The signature of Fenway Park is without a doubt the “Green Monster” or “Monstah” as the locals say. Constructed during Fenway’s renovation in 1934, it may well be the most recognizable feature of any sports venue in American history.
Well even before the “Monstah”, the left field wall was the signature of the ball park; however, not because of the 25 foot wooden fence, but the 10 foot rising incline before it, which came to be known as “Duffy’s Cliff”.
Fenway Park 1925
Duffy’s Cliff named after this man,
George Edward Lewis.
Born in San Francisco “Duffy” garnered his nickname from his mother’s maiden name. He celebrated his 18th birthday in San Francisco which happened to be the same day the famous earthquake of 1906 hit and virtually destroyed the entire city. Duffy said, “I thought the world was coming to an end.” Actually, his world was about to open up.

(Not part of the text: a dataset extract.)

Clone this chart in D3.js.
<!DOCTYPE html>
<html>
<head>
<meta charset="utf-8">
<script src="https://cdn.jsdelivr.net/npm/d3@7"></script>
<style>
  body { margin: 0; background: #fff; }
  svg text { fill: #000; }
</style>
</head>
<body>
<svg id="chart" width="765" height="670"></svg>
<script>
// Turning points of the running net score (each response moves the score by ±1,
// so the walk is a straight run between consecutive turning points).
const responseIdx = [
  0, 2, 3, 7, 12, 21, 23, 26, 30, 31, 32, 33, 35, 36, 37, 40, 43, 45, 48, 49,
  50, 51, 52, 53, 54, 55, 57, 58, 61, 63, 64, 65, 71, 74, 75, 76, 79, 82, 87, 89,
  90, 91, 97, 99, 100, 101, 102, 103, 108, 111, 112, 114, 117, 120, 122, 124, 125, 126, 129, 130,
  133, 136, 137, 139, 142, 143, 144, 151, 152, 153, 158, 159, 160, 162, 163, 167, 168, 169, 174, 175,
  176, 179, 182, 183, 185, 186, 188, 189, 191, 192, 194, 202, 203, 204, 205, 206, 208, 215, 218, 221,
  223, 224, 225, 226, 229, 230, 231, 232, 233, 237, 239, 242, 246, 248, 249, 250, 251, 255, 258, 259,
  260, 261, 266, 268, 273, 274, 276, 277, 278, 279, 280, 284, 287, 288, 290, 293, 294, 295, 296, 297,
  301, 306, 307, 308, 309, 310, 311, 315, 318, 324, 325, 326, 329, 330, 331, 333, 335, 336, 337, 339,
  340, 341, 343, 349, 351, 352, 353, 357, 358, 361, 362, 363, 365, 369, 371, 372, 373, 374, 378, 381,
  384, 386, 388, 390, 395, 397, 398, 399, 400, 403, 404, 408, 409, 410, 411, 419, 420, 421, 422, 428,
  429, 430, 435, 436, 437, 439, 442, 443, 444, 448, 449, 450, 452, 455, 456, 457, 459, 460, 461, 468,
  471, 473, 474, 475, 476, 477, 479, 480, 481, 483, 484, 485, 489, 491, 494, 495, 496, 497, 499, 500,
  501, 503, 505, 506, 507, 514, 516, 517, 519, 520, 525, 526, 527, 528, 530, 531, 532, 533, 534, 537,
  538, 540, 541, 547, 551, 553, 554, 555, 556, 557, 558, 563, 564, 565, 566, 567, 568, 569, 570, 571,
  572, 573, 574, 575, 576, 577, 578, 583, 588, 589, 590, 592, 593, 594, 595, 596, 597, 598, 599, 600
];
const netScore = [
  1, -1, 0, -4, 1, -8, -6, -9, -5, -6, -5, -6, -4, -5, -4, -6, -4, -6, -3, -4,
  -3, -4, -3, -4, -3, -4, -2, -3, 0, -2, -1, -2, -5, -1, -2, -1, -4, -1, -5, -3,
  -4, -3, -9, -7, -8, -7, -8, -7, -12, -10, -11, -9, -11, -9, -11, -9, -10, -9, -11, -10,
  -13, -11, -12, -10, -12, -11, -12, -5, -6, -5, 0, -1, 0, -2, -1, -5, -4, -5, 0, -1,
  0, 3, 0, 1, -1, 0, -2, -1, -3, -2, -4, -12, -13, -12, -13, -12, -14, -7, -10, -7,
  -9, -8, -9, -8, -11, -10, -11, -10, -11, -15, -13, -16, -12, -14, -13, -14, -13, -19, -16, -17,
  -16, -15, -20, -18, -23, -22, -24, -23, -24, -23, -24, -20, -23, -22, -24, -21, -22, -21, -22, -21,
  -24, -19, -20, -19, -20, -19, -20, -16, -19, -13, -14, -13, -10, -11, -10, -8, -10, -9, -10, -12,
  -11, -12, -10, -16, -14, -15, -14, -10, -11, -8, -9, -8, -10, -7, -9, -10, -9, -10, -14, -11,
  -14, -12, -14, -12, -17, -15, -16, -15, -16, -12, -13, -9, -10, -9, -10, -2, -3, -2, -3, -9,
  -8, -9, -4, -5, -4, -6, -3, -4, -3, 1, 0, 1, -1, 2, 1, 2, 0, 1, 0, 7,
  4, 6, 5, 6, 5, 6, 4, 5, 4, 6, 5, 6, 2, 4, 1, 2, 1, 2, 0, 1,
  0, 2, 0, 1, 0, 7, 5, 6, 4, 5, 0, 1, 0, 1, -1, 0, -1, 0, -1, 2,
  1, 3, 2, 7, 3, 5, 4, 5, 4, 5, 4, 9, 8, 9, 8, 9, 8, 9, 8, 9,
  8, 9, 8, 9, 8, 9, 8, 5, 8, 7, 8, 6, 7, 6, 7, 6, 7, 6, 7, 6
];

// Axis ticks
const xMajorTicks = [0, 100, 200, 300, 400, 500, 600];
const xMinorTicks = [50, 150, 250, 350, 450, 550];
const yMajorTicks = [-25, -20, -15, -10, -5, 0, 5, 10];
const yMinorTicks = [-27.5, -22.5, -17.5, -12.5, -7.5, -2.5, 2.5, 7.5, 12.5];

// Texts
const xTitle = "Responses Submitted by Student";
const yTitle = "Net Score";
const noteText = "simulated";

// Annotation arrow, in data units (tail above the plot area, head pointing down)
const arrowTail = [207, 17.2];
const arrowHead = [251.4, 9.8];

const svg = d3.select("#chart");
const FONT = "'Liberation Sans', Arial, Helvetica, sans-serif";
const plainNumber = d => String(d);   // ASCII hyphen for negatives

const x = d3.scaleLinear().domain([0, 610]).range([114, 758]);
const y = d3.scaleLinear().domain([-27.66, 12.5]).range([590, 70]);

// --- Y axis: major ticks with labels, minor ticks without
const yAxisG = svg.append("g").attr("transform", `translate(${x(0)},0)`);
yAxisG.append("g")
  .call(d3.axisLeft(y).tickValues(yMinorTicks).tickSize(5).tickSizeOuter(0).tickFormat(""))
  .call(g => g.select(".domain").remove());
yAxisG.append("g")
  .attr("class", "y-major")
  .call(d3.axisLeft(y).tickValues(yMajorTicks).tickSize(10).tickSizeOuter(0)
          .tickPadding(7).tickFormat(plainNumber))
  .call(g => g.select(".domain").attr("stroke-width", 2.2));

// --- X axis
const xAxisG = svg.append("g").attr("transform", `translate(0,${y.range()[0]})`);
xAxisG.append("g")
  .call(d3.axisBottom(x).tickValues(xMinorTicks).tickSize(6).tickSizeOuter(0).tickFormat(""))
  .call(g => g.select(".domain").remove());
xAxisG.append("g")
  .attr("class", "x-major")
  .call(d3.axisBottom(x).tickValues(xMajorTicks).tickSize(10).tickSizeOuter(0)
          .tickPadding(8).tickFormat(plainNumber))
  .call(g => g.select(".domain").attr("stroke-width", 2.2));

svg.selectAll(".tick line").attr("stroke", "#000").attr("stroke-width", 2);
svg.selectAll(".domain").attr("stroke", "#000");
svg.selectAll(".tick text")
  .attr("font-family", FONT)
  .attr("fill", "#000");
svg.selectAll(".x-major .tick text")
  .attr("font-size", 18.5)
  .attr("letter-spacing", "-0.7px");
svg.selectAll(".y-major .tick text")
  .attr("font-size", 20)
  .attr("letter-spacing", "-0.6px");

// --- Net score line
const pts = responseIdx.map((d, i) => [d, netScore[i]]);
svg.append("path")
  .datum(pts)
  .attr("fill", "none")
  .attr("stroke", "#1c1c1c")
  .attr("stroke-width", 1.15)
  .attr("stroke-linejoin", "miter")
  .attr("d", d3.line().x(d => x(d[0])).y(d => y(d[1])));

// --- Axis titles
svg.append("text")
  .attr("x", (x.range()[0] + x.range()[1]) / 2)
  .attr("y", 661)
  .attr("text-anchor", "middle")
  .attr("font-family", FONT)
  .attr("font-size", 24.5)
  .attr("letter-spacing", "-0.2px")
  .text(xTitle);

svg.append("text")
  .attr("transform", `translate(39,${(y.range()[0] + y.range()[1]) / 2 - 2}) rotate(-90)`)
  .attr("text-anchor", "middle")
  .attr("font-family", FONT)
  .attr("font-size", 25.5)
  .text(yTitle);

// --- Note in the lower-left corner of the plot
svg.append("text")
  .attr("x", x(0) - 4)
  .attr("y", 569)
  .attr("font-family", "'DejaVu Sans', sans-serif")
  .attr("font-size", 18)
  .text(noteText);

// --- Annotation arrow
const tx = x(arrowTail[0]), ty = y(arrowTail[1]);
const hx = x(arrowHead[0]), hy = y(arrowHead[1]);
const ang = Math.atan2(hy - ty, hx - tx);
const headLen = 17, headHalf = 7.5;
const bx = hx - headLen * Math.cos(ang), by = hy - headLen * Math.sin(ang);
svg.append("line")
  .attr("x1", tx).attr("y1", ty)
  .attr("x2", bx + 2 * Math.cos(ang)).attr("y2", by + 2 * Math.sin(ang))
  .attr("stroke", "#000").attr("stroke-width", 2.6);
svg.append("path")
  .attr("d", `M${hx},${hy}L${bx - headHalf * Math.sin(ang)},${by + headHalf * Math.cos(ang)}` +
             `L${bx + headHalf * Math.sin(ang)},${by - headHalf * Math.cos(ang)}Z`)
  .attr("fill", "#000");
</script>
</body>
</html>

He played one year of college baseball at St. Mary’s before being signed by Red Sox owner John I Taylor and the spring of 1910 found him in Hot Springs Arkansas with the Boston Red Sox.

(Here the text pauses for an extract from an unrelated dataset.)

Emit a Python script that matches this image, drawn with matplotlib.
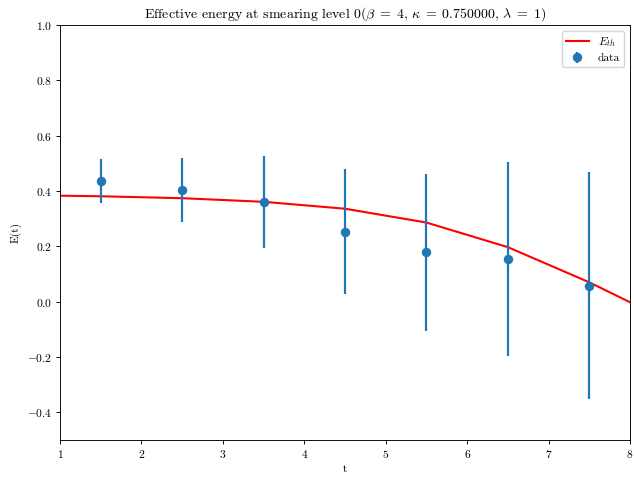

Duffy Lewis, 2nd from the right, second row from the top.
Brash, confident and outspoken, Duffy did not endear himself to the veterans on the squad, particularly Tris Speaker. He refused to adhere to the “rookie rules” regarding less time in the batting cages and he shunned the custom of deferring to the veterans.

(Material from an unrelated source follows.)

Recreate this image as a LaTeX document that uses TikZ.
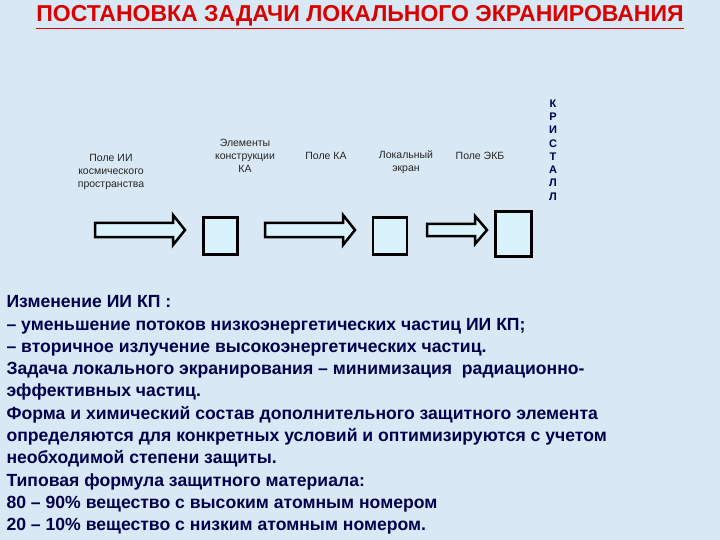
\documentclass[tikz,border=0pt]{standalone}
\usepackage{fontspec}
\setmainfont{Liberation Sans}
\definecolor{bgc}{HTML}{D9E8F5}
\begin{document}
\begin{tikzpicture}[x=1pt,y=-1pt,
 lbl/.style={font=\fontsize{10.5}{13}\selectfont,align=center,text=black!85},
 bx/.style={draw=black,line width=2.5pt,fill=cyan!15},
 arr/.style={draw=black,line width=2.5pt,fill=cyan!15},
 body/.style={anchor=west,font=\bfseries\fontsize{17.6}{22.3}\selectfont,text=blue!30!black,align=left}]
\fill[bgc] (0,0) rectangle (720,540);
\useasboundingbox (0,0) rectangle (720,540);
\node[font=\bfseries\fontsize{23}{26}\selectfont,text=red!85!black] (title) at (360,17) {\underline{ПОСТАНОВКА ЗАДАЧИ ЛОКАЛЬНОГО ЭКРАНИРОВАНИЯ}};
\node[lbl] (l1) at (111,172) {Поле ИИ\\космического\\пространства};
\node[lbl] (l2) at (245,156) {Элементы\\конструкции\\КА};
\node[lbl] (l3) at (326,156) {Поле КА};
\node[lbl] (l4) at (406,162) {Локальный\\экран};
\node[lbl] (l5) at (480,156) {Поле ЭКБ};
\node[font=\bfseries\fontsize{11}{13.3}\selectfont,align=center,text=blue!30!black] (l6) at (553,150) {К\\Р\\И\\С\\Т\\А\\Л\\Л};
\draw[arr] (95,223) -- (173,223) -- (173,215) -- (185,230) -- (173,245) -- (173,237) -- (95,237) -- cycle;
\draw[arr] (265,223) -- (343,223) -- (343,215) -- (355,230) -- (343,245) -- (343,237) -- (265,237) -- cycle;
\draw[arr] (427,224) -- (475,224) -- (475,216) -- (487,230) -- (475,244) -- (475,236) -- (427,236) -- cycle;
\node[bx,minimum width=34pt,minimum height=37pt] (b1) at (220.5,236) {};
\node[bx,minimum width=34pt,minimum height=37pt] (b2) at (390,236) {};
\node[bx,minimum width=36pt,minimum height=45pt] (b3) at (513.5,234) {};
\node[body] (t) at (3,415) {Изменение ИИ КП :\\
– уменьшение потоков низкоэнергетических частиц ИИ КП;\\
– вторичное излучение высокоэнергетических частиц.\\
Задача локального экранирования – минимизация\ \ радиационно-\\
эффективных частиц.\\
Форма и химический состав дополнительного защитного элемента\\
определяются для конкретных условий и оптимизируются с учетом\\
необходимой степени защиты.\\
Типовая формула защитного материала:\\
80 – 90\% вещество с высоким атомным номером\\
20 – 10\% вещество с низким атомным номером.};
\end{tikzpicture}
\end{document}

Lewis worked tirelessly at mastering the “cliff”. He was always looking for someone to hit him fly balls so he could practice catching them running up the hill. He actually said the most difficult aspect of it all was throwing the ball in from off the cliff.
He never bridged his rift with Speaker, but it never interfered with their play on the field. They contained their fighting to the clubhouse and for decades the Red Sox outfield of Lewis, Speaker and Hooper was referred to as the best outfield in history.
Lewis played with the Red Sox through the 1917 season and in fact in the 1915 World Series he had what Boston Globe sportswriter Tom Murnane said was a series that “had never been equalled.” He hit .444 and drove in five of the Red Sox 13 runs on their way to the World Championship against the Phillies.
He served in the Navy in 1918, missing the baseball season and during that winter was traded to the Yankees. A friendly and generous man, he was known as a big tipper even after the stock market crash of 1929 wiped out his life savings. He coached for the Boston Braves from 1931 -1935 and in that capacity, he witnessed Babe Ruth’s 714th and last home run. He also saw his first at the Polo Grounds in May of 1915.
Duffy, 87 years old, throws out the first pitch of game six of the 1975 World series at Fenway Park.
Duffy Lewis spent the later years of his life in Salem New Hampshire, visiting Fenway often. A frequent visitor to the Rockingham Park horse track, he died in 1979, three years after his wife Eleanor. He left no known living relatives and no money and he was buried in an unmarked grave in Holy Cross cemetary in Londonderry New Hampshire.
That situation was rectified in 2001, through the generosity of many who made private donations to honor the memory of “Duffy” Lewis.
And so it was at this time in Fenway Park history 1912-1917, Duffy’s time.